Entries with chart source code
________________________________________

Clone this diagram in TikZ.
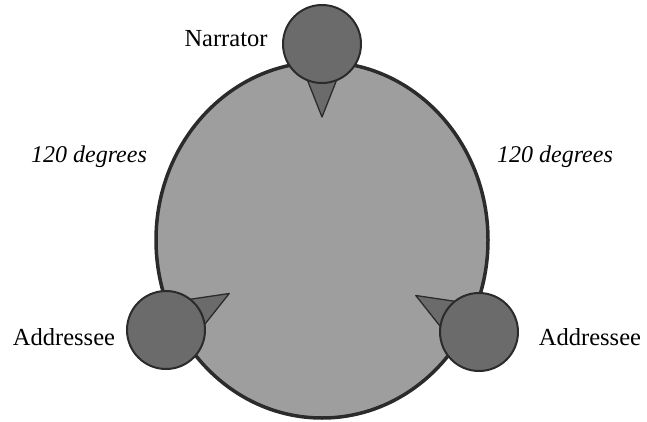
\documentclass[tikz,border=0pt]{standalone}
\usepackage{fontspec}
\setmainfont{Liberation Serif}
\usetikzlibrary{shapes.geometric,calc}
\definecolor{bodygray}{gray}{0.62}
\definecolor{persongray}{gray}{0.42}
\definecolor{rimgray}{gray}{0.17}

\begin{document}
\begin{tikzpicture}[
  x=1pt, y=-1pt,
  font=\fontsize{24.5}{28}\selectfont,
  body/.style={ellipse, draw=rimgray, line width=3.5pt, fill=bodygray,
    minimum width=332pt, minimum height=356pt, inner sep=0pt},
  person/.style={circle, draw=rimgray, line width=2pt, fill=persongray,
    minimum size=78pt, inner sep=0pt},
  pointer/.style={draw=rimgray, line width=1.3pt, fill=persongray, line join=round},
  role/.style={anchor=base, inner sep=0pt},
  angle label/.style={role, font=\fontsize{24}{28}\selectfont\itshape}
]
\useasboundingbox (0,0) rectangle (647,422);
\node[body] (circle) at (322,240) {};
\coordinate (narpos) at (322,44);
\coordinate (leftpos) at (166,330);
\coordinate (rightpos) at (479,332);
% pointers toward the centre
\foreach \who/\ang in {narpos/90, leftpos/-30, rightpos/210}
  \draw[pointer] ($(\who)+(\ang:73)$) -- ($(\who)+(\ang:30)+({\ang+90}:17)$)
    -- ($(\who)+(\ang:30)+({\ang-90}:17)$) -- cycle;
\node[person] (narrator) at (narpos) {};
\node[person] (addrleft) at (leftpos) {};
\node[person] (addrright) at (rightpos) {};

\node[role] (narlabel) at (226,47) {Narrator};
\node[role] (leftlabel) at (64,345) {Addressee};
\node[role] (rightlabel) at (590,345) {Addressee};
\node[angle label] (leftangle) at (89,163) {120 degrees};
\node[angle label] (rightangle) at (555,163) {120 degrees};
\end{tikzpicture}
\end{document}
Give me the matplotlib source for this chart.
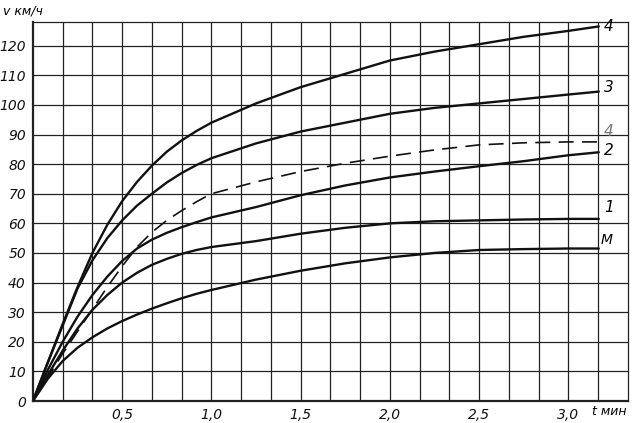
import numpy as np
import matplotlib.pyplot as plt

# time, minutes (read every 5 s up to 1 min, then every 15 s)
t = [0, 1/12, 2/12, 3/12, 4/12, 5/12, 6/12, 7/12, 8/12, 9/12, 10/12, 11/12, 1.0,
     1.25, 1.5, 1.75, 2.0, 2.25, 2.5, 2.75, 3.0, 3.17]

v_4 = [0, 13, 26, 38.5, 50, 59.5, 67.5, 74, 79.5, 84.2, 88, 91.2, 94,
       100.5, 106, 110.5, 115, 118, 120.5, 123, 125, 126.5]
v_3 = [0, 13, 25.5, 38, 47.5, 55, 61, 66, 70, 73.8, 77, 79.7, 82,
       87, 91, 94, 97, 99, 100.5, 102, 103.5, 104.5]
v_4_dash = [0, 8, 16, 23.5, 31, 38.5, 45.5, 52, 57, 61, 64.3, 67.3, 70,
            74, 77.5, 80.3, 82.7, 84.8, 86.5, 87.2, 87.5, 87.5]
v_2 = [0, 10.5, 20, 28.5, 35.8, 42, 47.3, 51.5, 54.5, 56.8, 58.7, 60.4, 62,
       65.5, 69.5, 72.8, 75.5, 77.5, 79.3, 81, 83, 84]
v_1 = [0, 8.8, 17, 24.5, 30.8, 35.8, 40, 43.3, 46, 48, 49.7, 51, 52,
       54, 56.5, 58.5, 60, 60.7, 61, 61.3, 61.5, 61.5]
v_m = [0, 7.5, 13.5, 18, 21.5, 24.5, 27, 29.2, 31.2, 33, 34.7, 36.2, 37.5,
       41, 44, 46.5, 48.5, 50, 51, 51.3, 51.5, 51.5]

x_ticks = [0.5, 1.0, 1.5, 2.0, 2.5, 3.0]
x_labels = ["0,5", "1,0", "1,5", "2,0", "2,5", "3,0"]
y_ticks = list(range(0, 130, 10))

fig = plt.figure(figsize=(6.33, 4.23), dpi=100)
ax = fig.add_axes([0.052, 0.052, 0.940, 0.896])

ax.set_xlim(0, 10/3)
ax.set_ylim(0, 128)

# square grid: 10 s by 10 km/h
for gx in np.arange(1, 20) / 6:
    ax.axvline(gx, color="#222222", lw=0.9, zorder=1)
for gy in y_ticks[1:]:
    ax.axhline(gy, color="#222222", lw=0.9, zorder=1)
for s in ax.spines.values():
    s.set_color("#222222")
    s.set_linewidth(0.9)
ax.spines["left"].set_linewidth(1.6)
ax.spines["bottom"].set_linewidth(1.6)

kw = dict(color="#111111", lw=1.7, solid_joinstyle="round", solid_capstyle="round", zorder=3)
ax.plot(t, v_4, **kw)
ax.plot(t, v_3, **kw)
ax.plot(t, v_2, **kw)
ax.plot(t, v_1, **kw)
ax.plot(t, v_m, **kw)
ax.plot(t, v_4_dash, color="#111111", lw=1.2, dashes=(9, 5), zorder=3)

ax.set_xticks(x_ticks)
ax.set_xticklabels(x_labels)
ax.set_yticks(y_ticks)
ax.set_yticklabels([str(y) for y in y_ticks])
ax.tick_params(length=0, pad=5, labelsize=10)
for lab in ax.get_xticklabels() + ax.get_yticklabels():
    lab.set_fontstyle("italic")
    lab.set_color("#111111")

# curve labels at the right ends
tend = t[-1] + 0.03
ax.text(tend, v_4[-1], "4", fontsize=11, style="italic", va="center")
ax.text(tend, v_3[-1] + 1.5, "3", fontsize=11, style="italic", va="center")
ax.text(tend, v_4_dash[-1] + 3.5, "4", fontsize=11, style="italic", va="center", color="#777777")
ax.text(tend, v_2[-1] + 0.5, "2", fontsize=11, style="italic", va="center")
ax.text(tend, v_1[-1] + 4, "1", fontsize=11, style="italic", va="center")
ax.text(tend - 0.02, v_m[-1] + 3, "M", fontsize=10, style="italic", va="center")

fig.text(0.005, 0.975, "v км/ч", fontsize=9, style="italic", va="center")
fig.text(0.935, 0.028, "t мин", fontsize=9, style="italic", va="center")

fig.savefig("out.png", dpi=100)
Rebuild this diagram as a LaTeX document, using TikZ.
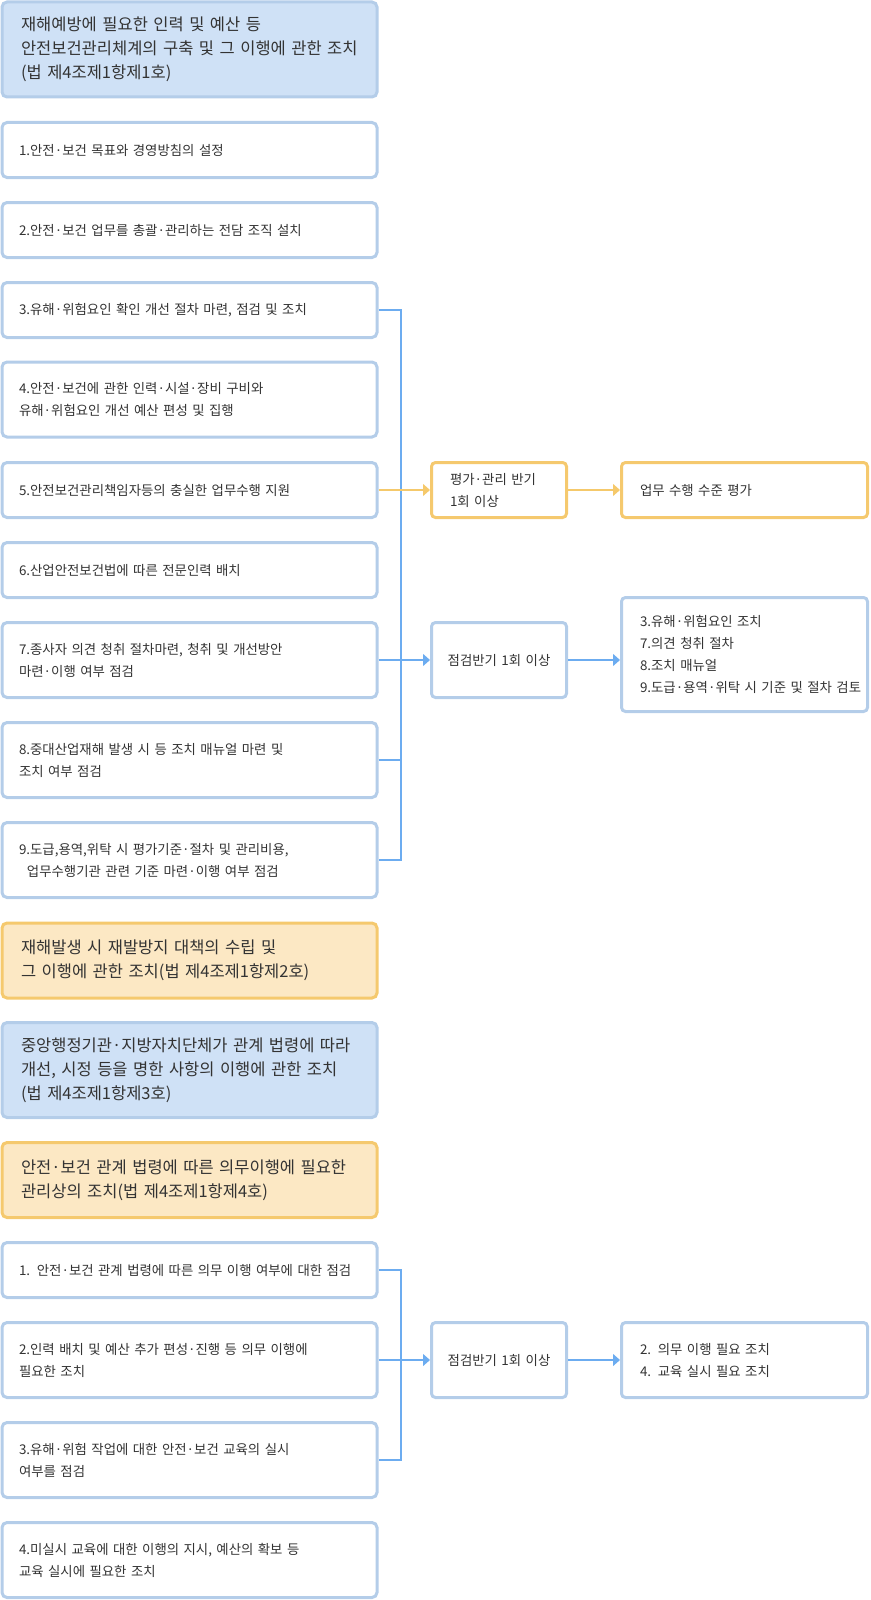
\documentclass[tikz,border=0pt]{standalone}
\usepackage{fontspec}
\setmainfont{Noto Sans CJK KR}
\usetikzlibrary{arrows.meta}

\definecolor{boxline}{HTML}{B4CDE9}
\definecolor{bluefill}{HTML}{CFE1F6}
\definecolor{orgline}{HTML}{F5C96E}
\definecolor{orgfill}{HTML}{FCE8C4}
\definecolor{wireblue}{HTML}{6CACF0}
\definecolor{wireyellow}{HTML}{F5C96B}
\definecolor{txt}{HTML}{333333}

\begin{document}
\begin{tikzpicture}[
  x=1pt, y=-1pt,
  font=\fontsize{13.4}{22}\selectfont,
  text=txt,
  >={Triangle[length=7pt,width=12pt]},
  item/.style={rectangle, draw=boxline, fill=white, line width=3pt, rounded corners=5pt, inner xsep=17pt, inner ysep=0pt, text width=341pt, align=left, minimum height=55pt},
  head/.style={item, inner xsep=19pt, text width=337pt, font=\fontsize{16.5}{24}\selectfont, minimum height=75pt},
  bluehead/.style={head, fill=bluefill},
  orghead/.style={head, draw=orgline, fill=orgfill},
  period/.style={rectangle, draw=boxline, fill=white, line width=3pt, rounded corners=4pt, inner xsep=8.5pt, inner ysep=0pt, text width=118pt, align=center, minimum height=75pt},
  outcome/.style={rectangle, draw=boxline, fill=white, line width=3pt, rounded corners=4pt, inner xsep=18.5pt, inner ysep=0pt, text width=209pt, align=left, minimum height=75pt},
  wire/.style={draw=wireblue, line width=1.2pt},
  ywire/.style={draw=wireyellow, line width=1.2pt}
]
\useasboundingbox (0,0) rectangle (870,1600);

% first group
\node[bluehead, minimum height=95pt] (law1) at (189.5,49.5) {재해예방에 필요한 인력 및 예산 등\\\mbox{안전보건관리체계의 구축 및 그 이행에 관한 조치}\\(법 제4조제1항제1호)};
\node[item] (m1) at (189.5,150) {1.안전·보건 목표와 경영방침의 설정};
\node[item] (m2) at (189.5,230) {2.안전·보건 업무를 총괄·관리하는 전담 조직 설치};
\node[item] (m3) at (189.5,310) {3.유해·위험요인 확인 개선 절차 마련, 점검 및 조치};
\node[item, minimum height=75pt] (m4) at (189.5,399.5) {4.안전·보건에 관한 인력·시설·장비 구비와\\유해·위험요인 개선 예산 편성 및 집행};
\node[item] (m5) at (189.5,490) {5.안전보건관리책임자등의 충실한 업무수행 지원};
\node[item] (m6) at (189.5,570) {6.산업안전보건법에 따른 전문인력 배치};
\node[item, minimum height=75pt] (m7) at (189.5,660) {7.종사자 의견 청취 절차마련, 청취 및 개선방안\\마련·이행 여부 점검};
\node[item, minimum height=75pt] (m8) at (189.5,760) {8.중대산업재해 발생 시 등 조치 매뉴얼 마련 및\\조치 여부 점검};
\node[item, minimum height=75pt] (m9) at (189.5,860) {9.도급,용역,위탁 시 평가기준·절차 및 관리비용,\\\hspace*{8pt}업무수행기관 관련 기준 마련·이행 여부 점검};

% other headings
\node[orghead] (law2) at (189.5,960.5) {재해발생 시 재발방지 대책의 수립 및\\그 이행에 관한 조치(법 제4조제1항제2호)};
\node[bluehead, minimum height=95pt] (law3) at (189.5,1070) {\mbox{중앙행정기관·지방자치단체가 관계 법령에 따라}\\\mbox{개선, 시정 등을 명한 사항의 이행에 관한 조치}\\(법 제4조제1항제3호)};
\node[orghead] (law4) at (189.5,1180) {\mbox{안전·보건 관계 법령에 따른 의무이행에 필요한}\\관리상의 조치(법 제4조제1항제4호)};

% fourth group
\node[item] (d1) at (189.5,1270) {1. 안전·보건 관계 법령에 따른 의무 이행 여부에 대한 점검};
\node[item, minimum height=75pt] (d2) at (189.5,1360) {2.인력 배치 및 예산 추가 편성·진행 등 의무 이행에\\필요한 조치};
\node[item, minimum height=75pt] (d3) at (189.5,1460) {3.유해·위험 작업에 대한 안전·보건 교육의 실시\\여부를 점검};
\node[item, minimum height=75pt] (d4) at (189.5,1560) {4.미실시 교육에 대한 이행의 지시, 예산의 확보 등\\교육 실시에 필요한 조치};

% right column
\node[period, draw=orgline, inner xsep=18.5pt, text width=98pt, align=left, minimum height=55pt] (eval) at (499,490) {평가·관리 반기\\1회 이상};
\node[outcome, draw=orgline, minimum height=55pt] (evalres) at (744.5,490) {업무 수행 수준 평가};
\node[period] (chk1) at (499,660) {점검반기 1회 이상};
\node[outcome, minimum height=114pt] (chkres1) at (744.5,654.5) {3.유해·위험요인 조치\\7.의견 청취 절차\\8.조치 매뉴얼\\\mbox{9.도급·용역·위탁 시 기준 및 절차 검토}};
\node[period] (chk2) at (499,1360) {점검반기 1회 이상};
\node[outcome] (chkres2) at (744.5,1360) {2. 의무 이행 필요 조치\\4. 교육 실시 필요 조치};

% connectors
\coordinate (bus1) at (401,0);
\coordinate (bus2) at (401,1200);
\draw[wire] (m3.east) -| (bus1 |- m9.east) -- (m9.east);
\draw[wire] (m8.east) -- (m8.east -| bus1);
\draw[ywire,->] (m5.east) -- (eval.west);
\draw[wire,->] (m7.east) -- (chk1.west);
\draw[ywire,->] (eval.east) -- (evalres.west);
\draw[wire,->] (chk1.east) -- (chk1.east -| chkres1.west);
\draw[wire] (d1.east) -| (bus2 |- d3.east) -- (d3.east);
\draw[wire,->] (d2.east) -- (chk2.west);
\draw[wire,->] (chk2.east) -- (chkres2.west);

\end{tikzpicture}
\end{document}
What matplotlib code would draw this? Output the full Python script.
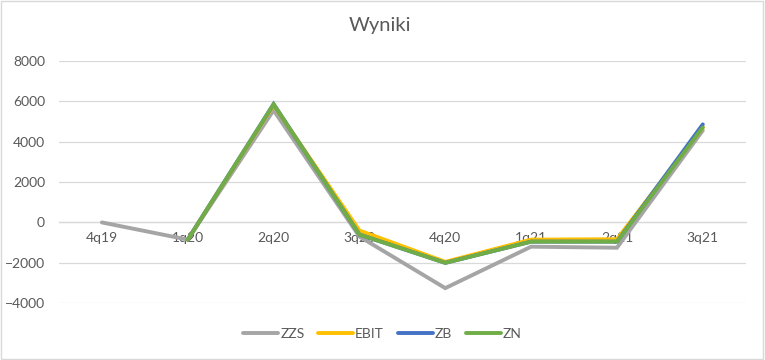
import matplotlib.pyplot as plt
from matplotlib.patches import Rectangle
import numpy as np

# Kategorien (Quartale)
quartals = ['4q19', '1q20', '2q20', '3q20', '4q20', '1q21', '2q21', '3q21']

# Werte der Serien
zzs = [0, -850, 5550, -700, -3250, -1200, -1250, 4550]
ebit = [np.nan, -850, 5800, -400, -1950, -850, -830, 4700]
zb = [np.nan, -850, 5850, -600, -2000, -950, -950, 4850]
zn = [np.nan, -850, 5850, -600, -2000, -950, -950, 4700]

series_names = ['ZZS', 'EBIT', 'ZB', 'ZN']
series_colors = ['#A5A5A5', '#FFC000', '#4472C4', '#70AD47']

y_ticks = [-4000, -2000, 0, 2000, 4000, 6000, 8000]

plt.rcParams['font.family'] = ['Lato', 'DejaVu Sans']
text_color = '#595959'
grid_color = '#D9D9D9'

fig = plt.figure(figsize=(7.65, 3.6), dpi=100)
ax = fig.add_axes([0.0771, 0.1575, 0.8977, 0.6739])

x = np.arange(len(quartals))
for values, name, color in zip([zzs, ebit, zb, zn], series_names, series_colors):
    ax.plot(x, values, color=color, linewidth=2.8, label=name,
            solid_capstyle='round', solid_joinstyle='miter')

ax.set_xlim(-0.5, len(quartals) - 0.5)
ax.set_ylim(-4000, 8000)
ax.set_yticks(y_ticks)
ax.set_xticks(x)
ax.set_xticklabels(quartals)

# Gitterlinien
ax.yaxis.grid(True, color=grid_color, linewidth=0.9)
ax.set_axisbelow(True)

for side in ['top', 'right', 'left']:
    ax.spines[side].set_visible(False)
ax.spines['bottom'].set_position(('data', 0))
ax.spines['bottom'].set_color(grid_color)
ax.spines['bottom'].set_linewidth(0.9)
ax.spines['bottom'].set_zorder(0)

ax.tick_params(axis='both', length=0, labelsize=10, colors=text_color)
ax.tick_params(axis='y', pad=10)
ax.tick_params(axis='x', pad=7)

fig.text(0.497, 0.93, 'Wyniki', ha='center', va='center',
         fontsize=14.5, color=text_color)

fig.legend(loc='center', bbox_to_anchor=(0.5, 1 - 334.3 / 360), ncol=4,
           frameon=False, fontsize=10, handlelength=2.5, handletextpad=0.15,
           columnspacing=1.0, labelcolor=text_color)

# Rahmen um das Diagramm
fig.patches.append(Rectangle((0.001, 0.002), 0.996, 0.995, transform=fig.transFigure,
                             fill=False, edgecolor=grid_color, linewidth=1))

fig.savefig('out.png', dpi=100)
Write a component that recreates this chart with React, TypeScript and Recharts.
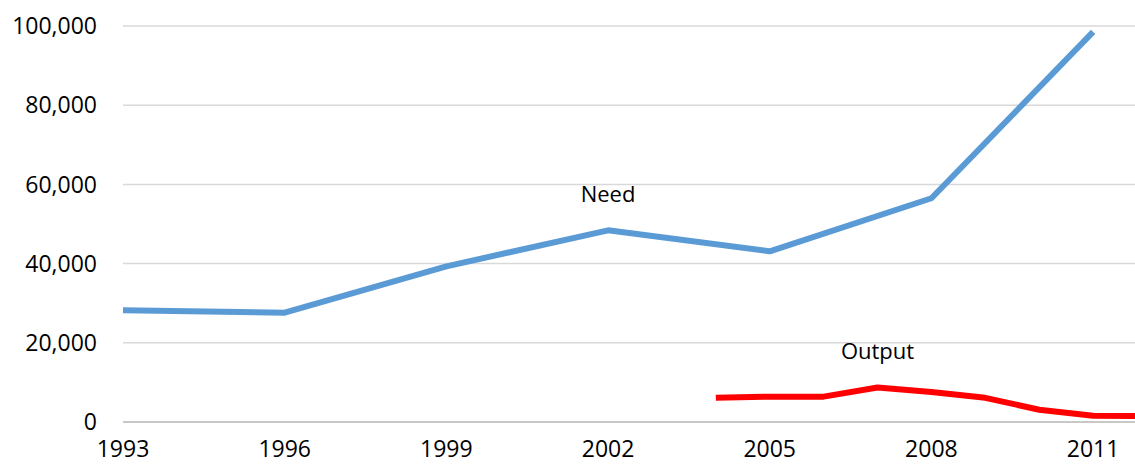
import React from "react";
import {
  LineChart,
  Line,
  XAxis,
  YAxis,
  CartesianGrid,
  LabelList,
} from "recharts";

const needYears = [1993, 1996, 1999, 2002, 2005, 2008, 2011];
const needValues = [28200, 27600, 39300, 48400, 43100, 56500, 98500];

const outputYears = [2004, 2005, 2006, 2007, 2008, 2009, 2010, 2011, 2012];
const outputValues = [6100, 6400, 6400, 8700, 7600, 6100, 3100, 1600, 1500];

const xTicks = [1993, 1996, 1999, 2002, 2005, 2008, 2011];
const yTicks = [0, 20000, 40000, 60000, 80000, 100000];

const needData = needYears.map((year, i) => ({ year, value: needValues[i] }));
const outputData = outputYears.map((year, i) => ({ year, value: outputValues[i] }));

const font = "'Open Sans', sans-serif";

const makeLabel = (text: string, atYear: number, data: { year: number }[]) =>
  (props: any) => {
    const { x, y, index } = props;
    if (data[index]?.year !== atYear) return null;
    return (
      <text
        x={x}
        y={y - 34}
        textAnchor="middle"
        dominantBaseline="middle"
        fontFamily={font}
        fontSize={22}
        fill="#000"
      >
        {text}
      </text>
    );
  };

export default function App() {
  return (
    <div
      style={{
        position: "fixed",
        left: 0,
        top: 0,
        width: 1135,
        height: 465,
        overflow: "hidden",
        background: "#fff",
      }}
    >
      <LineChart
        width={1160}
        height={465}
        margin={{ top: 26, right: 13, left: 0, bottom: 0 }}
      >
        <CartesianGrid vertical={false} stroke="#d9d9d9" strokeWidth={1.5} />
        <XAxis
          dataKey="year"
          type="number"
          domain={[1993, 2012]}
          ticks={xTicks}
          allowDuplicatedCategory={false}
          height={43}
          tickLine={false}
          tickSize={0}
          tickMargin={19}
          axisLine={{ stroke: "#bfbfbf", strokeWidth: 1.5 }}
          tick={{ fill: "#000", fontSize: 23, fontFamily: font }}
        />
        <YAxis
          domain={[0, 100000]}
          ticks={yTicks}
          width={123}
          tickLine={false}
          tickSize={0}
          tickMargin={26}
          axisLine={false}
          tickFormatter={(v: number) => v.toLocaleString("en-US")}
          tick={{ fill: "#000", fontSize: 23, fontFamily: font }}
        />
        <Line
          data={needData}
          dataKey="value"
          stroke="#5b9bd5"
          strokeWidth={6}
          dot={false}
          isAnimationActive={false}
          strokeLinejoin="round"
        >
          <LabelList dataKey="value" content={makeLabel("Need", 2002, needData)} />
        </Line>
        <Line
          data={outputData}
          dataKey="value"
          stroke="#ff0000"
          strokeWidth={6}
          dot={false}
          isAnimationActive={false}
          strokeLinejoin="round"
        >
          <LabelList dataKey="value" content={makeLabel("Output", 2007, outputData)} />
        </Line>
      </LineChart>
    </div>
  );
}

________________________________________

SHORT TASK
Return every line holding the word "React" from the records.

CORRECT OUTPUT
Write a component that recreates this chart with React, TypeScript and Recharts.
import React from "react";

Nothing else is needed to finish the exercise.